_Task statement:_
Identify every line containing the word "chart" and reproduce each one.

*** Data shown

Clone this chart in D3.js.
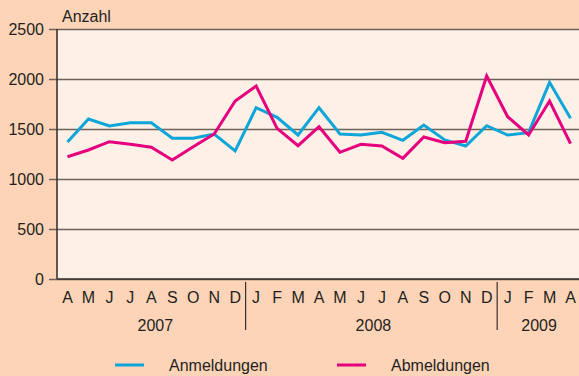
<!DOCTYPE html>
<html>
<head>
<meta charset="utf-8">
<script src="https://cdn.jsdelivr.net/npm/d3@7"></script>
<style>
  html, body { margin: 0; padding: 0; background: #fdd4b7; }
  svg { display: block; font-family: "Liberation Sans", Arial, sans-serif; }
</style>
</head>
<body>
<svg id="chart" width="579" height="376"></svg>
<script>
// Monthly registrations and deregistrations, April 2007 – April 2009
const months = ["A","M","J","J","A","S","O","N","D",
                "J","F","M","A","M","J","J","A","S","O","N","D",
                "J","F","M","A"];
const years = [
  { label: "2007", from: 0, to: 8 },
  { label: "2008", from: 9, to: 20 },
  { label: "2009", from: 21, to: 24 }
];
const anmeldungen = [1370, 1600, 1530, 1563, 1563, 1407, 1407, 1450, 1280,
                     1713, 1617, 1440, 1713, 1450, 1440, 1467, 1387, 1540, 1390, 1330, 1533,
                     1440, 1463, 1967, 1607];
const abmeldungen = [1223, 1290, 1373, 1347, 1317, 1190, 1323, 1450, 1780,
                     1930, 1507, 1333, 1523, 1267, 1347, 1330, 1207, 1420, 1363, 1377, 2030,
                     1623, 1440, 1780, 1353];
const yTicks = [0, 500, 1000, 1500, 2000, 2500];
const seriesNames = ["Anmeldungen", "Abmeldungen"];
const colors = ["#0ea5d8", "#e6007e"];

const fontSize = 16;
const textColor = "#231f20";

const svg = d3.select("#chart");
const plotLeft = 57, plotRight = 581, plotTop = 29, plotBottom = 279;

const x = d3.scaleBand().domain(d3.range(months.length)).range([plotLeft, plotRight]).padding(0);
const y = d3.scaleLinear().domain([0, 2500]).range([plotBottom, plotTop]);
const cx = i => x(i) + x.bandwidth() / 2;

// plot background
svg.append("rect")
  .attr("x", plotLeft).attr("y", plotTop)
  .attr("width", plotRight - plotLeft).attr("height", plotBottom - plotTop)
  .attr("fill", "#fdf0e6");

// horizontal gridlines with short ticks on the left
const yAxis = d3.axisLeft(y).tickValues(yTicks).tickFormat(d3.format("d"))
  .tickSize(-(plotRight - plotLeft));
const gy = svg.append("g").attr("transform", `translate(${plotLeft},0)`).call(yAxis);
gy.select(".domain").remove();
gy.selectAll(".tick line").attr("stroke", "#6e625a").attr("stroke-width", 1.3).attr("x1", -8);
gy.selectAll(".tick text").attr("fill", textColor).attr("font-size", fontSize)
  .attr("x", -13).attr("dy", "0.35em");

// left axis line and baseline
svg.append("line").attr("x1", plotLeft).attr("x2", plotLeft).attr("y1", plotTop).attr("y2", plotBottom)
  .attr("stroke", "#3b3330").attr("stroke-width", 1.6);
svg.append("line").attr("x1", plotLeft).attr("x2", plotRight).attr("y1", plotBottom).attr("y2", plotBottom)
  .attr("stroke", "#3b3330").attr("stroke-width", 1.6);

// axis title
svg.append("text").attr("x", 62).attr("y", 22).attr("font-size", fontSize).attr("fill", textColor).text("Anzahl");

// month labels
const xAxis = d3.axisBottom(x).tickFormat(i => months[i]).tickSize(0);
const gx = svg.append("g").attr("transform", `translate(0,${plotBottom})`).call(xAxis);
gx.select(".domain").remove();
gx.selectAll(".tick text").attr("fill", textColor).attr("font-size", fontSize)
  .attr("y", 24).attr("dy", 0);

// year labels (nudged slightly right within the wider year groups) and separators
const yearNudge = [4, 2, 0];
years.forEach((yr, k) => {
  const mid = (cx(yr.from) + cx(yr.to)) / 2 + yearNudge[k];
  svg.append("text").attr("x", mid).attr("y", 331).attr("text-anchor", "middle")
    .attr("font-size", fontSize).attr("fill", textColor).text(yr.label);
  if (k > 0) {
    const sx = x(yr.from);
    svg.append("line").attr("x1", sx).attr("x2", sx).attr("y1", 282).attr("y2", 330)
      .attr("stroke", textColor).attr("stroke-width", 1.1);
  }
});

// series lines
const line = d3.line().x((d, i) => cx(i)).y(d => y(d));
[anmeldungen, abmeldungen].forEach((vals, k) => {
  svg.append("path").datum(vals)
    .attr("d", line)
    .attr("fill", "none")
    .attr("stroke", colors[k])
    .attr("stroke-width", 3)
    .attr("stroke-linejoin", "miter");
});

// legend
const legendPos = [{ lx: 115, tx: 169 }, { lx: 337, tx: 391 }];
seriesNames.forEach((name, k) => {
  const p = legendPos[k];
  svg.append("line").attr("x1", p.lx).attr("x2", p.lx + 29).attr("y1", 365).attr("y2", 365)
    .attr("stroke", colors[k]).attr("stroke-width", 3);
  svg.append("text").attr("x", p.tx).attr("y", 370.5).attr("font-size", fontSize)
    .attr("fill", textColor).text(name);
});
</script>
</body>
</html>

******

_Result for this task:_
Clone this chart in D3.js.
<svg id="chart" width="579" height="376"></svg>
const svg = d3.select("#chart");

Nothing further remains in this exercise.